In 1820 Audubon began his masterpiece, The Birds of America. From then on, he devoted most of his time to painting birds, with the intent of printing as engravings life-size portraits of all the kinds of birds in the United States.

Unable to secure financial backing in the United States, Audubon went to Europe in 1826. There he found both subscribers and engravers for the project. The first prints were made that same year.

Over the next twelve years, Audubon divided his time between London and America. When abroad, he supervised the engraving and coloring of the prints. In America, he traveled in search of birds to paint.
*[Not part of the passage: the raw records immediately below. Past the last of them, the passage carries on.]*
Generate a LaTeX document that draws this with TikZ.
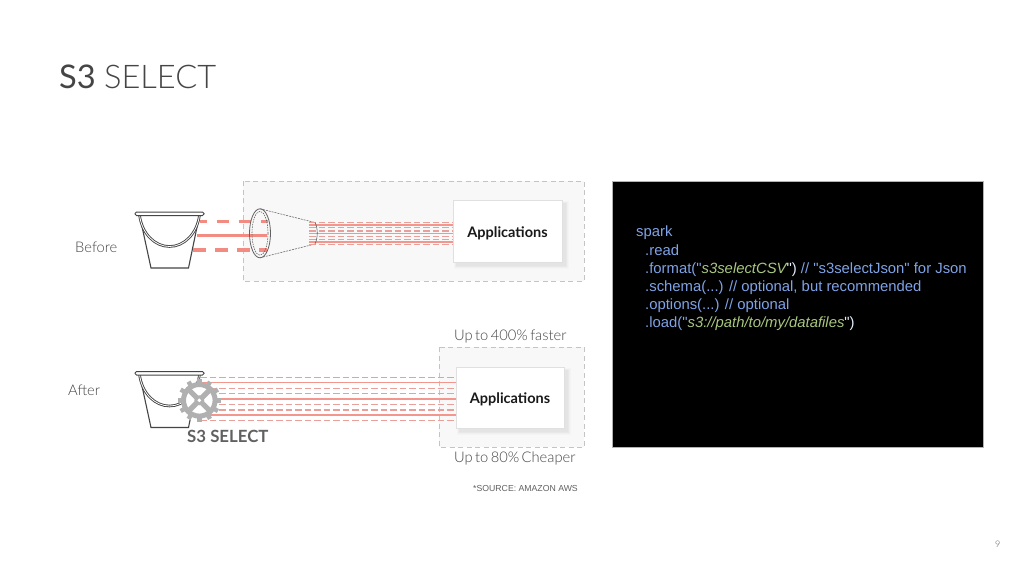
\documentclass[tikz,border=0pt]{standalone}
\usepackage{fontspec}
\setmainfont{Lato}
\newfontfamily\lite[WordSpace=0.6]{Lato Light}
\newfontfamily\arial{Liberation Sans}
\definecolor{salmon}{HTML}{F28B82}
\definecolor{softline}{HTML}{E8A09B}
\definecolor{ink}{HTML}{454545}
\definecolor{dashgray}{HTML}{C4C4C4}
\definecolor{panel}{HTML}{F8F8F8}
\definecolor{gearc}{HTML}{B0B0B0}
\definecolor{codeblue}{HTML}{7FA3E6}
\definecolor{codegreen}{HTML}{A9C77F}
\tikzset{
  x=1pt,y=-1pt,
  dashbox/.style={draw=dashgray,fill=panel,dash pattern=on 5pt off 3.5pt,line width=1pt},
  appbox/.style={draw=black!12,fill=white,line width=1pt,font=\fontsize{14.5}{16}\selectfont\bfseries,text=black!90,inner sep=0pt,text depth=0pt},
  fat/.style={draw=salmon,line width=3.4pt},
  fatd/.style={fat,dash pattern=on 12.5pt off 9.5pt},
  thinline/.style={draw=salmon!90!white,line width=1.1pt},
  thind/.style={draw=softline,line width=1.1pt,dash pattern=on 6.5pt off 3pt},
  lbl/.style={anchor=base west,inner sep=0pt,text=ink,font=\fontsize{14.7}{17}\selectfont\lite},
  bucket/.style={draw=ink,line width=1.1pt},
  codeline/.style={anchor=base west,inner sep=0pt,text=codeblue,font=\fontsize{14.85}{16}\selectfont\arial},
}
\newcommand{\shad}[4]{\foreach \k in {1,...,5}{\fill[black,opacity=.016] (#1+4-\k*.6,#2+4-\k*.6) rectangle (#3+3+\k*.8,#4+3+\k*.8);}}
\newcommand{\bucketat}[2]{%
  \begin{scope}[shift={(#1,#2)}]
    \draw[bucket,fill=white] (4.5,3) -- (16,56) -- (53.5,56) -- (64.5,3);
    \draw[bucket,line width=2.6pt] (4.5,3) .. controls (7,22) and (20,34.5) .. (34.5,34.5) .. controls (49,34.5) and (62,22) .. (64.5,3);
    \draw[white,line width=.8pt] (4.5,3) .. controls (7,22) and (20,34.5) .. (34.5,34.5) .. controls (49,34.5) and (62,22) .. (64.5,3);
    \draw[draw=ink,fill=white,line width=1pt,rounded corners=1.5pt] (0,0) rectangle (69,3.5);
  \end{scope}}
\begin{document}
\begin{tikzpicture}
\useasboundingbox (0,0) rectangle (1024,576);
\fill[white] (0,0) rectangle (1024,576);
% title
\node[anchor=base west,inner sep=0pt,text=ink,font=\fontsize{32.6}{36}\selectfont] (title) at (59,88) {S3 {\lite SELECT}};
% panels
\draw[dashbox] (243,181) rectangle (584,281);
\draw[dashbox] (439,347) rectangle (584,447);
\node[lbl] (before) at (75,252) {Before};
\node[lbl] (after) at (68,395) {After};
\node[lbl] (faster) at (454,340) {Up to 400\% faster};
\node[lbl] (cheaper) at (454,462) {Up to 80\% Cheaper};
\node[anchor=base west,inner sep=0pt,text=ink!85,font=\fontsize{8.7}{10}\selectfont\arial] (source) at (473,491) {*SOURCE: AMAZON AWS};
\node[anchor=base west,inner sep=0pt,text=black!65,font=\fontsize{9}{10}\selectfont\lite] (page) at (995,547) {9};
% before
\bucketat{135}{212}
\coordinate (b1a) at (200,221.7); \coordinate (b1b) at (268,221.7);
\coordinate (b2a) at (197,235.3); \coordinate (b2b) at (267,235.3);
\coordinate (b3a) at (193,250); \coordinate (b3b) at (267,250);
\draw[fatd,dash phase=5.5pt] (b1a) -- (b1b);
\draw[fat] (b2a) -- (b2b);
\draw[fatd] (b3a) -- (b3b);
\draw[ink!85,line width=.8pt] (260,233.3) ellipse [x radius=10.5,y radius=24.5];
\draw[ink!85,line width=.6pt,dash pattern=on 1.5pt off 1pt] (260,233.3) ellipse [x radius=8,y radius=22];
\draw[ink!80,line width=.6pt,dash pattern=on 2pt off 1pt] (260,208.8) -- (315,222.5);
\draw[ink!80,line width=.6pt,dash pattern=on 2pt off 1pt] (260,257.8) -- (315,244);
\foreach \yy in {225,233.5,242}{\draw[thinline] (309,\yy) -- (453,\yy);}
\foreach \yy in {222.7,227.7,231,236.5,239.5,244.5}{\draw[thind] (309,\yy) -- (453,\yy);}
\draw[ink!85,line width=.6pt] (315,222.5) .. controls (318,228) and (318,238) .. (315,244);
\shad{453}{200}{562}{262}
\node[appbox,minimum width=109pt,minimum height=62pt] (app1) at (507.5,231) {\raisebox{-1.4pt}{Applications}};
% after
\bucketat{135}{371.5}
\foreach \yy in {382.7,399,415}{\draw[thinline] (200,\yy) -- (456,\yy);}
\foreach \yy in {377.7,388.3,393.7,404.3,410,420.3}{\draw[thind] (200,\yy) -- (456,\yy);}
\shad{456}{367}{564}{428}
\node[appbox,minimum width=108pt,minimum height=61pt] (app2) at (510,397.5) {\raisebox{-1.4pt}{Applications}};
% gear
\begin{scope}[shift={(199.3,400.3)}]
  \fill[white] (0,0) circle [radius=15];
  \foreach \a in {0,30,...,330}{\draw[gearc,line width=4.4pt] (\a:16) -- (\a:21.5);}
  \draw[gearc,line width=5pt] (0,0) circle [radius=15.8];
  \foreach \a in {45,135,225,315}{\draw[gearc,line width=5.2pt] (0,0) -- (\a:15);}
  \fill[gearc] (0,0) circle [radius=5];
  \fill[white] (0,0) circle [radius=1.9];
\end{scope}
\node[anchor=base west,inner sep=0pt,text=ink!85,font=\fontsize{16.8}{19}\selectfont\bfseries] (s3sel) at (187,442) {S3 SELECT};
% code
\draw[draw=black!30,fill=black,line width=1pt] (612,181) rectangle (983,447);
\node[codeline] (c1) at (636,236) {spark};
\node[codeline] (c2) at (645,255) {.read};
\node[codeline] (c3) at (645,273) {.format("\textcolor{codegreen}{\itshape s3selectCSV}\textcolor{white!80!codeblue}{")} // "s3selectJson" for Json};
\node[codeline] (c4) at (645,291) {.schema(...) // optional, but recommended};
\node[codeline] (c5) at (645,309) {.options(...) // optional};
\node[codeline] (c6) at (645,327) {.load("\textcolor{codegreen}{\itshape s3://path/to/my/datafiles}\textcolor{white!80!codeblue}{")}};
\end{tikzpicture}
\end{document}
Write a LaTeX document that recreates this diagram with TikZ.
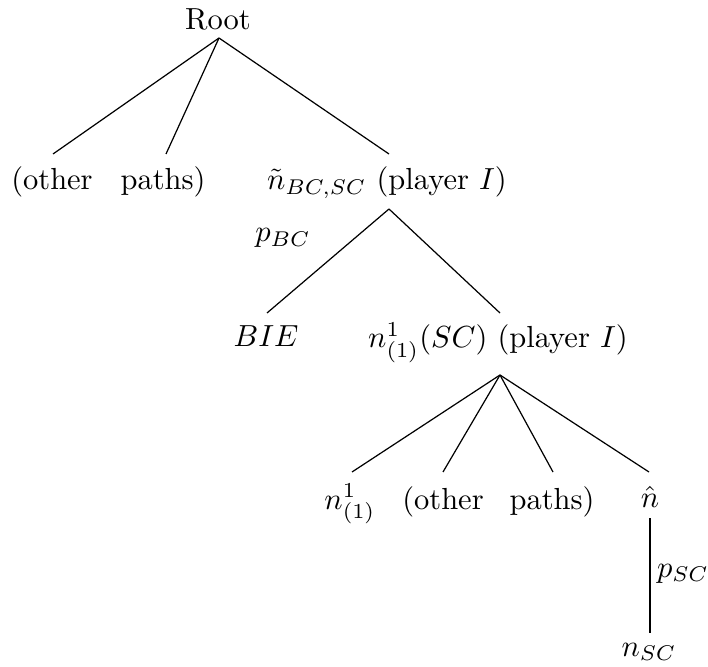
\documentclass[tikz,border=0pt]{standalone}
\usetikzlibrary{calc}
\begin{document}
\begin{tikzpicture}[x=0.328pt,y=-0.328pt,
  tn/.style={inner sep=0pt,anchor=base},
  edge/.style={draw=black,line width=0.4pt}]
\path[use as bounding box] (0,0) rectangle (708,667);
% nodes
\node[tn] (root) at (218,30) {Root};
\node[tn] (o1) at (52,190) {(other};
\node[tn] (o2) at (163,190) {paths)};
\node[tn] (nt) at (387,190) {$\tilde{n}_{BC,SC}$ (player $I$)};
\node[tn] (pbc) at (283,242) {$p_{BC}$};
\node[tn] (bie) at (266,347) {$BIE$};
\node[tn] (n1sc) at (498,348) {$n^1_{(1)}(SC)$ (player $I$)};
\node[tn] (n1) at (350,509) {$n^1_{(1)}$};
\node[tn] (o3) at (443,509) {(other};
\node[tn] (o4) at (552,509) {paths)};
\node[tn] (nh) at (650,508) {$\hat{n}$};
\node[tn] (psc) at (683,577) {$p_{SC}$};
\node[tn] (nsc) at (649,656) {$n_{SC}$};
% edges
\draw[edge] ($(root.base)+(1,8)$) -- ($(o1.base)+(1,-36)$);
\draw[edge] ($(root.base)+(1,8)$) -- ($(o2.base)+(3,-36)$);
\draw[edge] ($(root.base)+(1,8)$) -- ($(nt.base)+(2,-36)$);
\draw[edge] ($(nt.base)+(2,19)$) -- ($(bie.base)+(1,-34)$);
\draw[edge] ($(nt.base)+(2,19)$) -- ($(n1sc.base)+(2,-35)$);
\draw[edge] ($(n1sc.base)+(2,27)$) -- ($(n1.base)+(2,-37)$);
\draw[edge] ($(n1sc.base)+(2,27)$) -- ($(o3.base)+(0,-37)$);
\draw[edge] ($(n1sc.base)+(2,27)$) -- ($(o4.base)+(1,-37)$);
\draw[edge] ($(n1sc.base)+(2,27)$) -- ($(nh.base)+(-1,-36)$);
\draw[edge] ($(nh.base)+(0,10)$) -- ($(nsc.base)+(1,-23)$);
\end{tikzpicture}
\end{document}
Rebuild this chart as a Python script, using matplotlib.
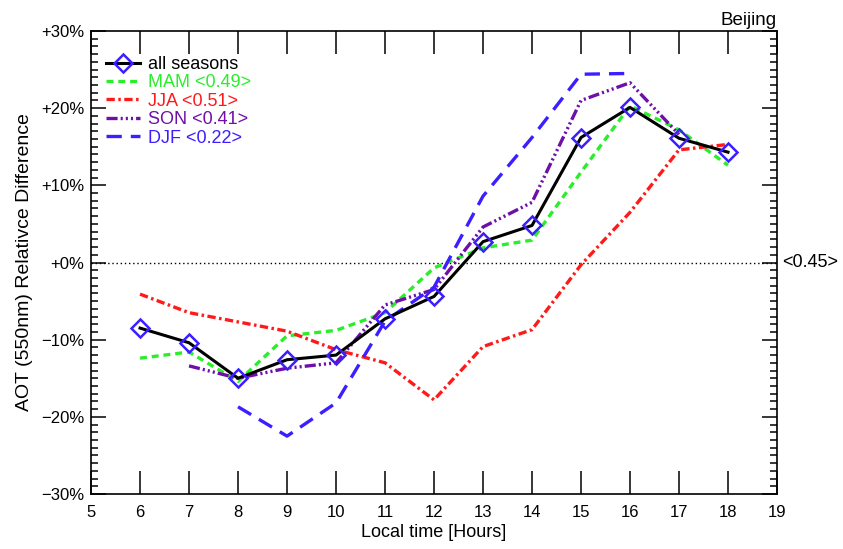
import matplotlib
matplotlib.use("Agg")
import matplotlib.pyplot as plt
from matplotlib.ticker import FixedLocator, MultipleLocator, FuncFormatter

plt.rcParams["font.family"] = ["Liberation Sans", "DejaVu Sans"]
plt.rcParams["lines.scale_dashes"] = False

# hourly relative AOT differences (percent)
hours_all = [6, 7, 8, 9, 10, 11, 12, 13, 14, 15, 16, 17, 18]
all_seasons = [-8.5, -10.4, -15.0, -12.6, -12.0, -7.3, -4.4, 2.7, 4.8, 16.2, 20.1, 16.1, 14.3]
mam = [-12.4, -11.6, -15.4, -9.5, -8.8, -6.5, -0.7, 1.9, 2.9, 11.7, 20.3, 17.2, 12.6]
jja = [-4.1, -6.5, -7.7, -8.9, -11.3, -13.0, -17.8, -10.9, -8.7, -0.3, 6.5, 14.6, 15.3]
hours_son = [7, 8, 9, 10, 11, 12, 13, 14, 15, 16, 17]
son = [-13.4, -15.0, -13.7, -13.0, -5.5, -3.5, 4.6, 7.8, 21.0, 23.3, 16.6]
hours_djf = [8, 9, 10, 11, 12, 13, 14, 15, 16]
djf = [-18.7, -22.5, -18.2, -7.6, -3.2, 8.6, 16.2, 24.4, 24.5]

labels = ["all seasons", "MAM <0.49>", "JJA <0.51>", "SON <0.41>", "DJF <0.22>"]
overall_ratio = "<0.45>"
station = "Beijing"

BLACK = "#000000"
GREEN = "#2aee2a"
RED = "#ff1a1a"
PURPLE = "#6f0fa8"
BLUE = "#3b1fff"

fig = plt.figure(figsize=(8.43, 5.49), dpi=100)
ax = fig.add_axes([0.108, 0.1002, 0.8137, 0.8433])

ax.axhline(0, color="black", lw=1.0, ls=(0, (1, 2)), zorder=1)

ax.plot(hours_all, mam, color=GREEN, lw=2.4, ls=(0, (5, 3.5)), label=labels[1], zorder=3)
ax.plot(hours_all, jja, color=RED, lw=2.4, ls=(0, (6, 2.5, 1.8, 2.5)), label=labels[2], zorder=3)
ax.plot(hours_son, son, color=PURPLE, lw=2.4,
        ls=(0, (8, 2.2, 1.5, 2.2, 1.5, 2.2, 1.5, 2.2)), label=labels[3], zorder=3)
ax.plot(hours_djf, djf, color=BLUE, lw=2.4, ls=(0, (11, 6.5)), label=labels[4], zorder=3)
ax.plot(hours_all, all_seasons, color=BLACK, lw=2.2, marker="D", ms=9,
        mfc="none", mec=BLUE, mew=1.8, label=labels[0], zorder=4)

ax.set_xlim(5, 19)
ax.set_ylim(-30, 30)
ax.xaxis.set_major_locator(MultipleLocator(1))
ax.yaxis.set_major_locator(FixedLocator([-30, -20, -10, 0, 10, 20, 30]))
ax.yaxis.set_minor_locator(MultipleLocator(1))


def pct(v, _pos):
    if v < 0:
        return "\u2212%d%%" % abs(v)
    return "+%d%%" % v


ax.yaxis.set_major_formatter(FuncFormatter(pct))
ax.tick_params(axis="both", which="both", direction="in", top=True, right=True,
               width=1.1, labelsize=12)
ax.tick_params(axis="x", which="major", length=16.5, pad=8)
ax.tick_params(axis="y", which="major", length=10.5, pad=5)
ax.tick_params(axis="y", which="minor", length=5)
for sp in ax.spines.values():
    sp.set_linewidth(1.2)

ax.set_xlabel("Local time [Hours]", fontsize=13, labelpad=3)
ax.set_ylabel("AOT (550nm) Relativce Difference", fontsize=14, labelpad=6)

ax.text(1.0, 1.005, station, transform=ax.transAxes, ha="right", va="bottom", fontsize=13.5)
ax.text(1.008, 0.0, overall_ratio, transform=ax.get_yaxis_transform(),
        ha="left", va="center", fontsize=13)

handles, names = ax.get_legend_handles_labels()
order = [4, 0, 1, 2, 3]
leg = ax.legend([handles[i] for i in order], [names[i] for i in order],
                loc="upper left", bbox_to_anchor=(0.012, 0.962), frameon=False,
                fontsize=13, handlelength=1.85, handletextpad=0.45,
                labelspacing=0.08, borderaxespad=0)
for text, line in zip(leg.get_texts(), leg.get_lines()):
    text.set_color(line.get_color())

fig.savefig("out.png", dpi=100)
He died in 1851.

The Birds of America by John James Audubon, is a fantastic representation of the flying species and more of the United States in the 19th century. There is now an Audubon Society that promotes the knowledge of Audubon and of the animal world of America.

The University of Pittsburgh is fortunate to own one of the rare, complete sets of John James Audubon’s Birds of America. It is considered to be the single most valuable set of volumes in the collections of the University Library System (ULS). Indeed, only 120 complete sets are known to exist.

One set containing 436 planches in color printed in London in 1827 went for sale on auction in 1977 and fetched $320,000. It was then the highest price reached by a printed book.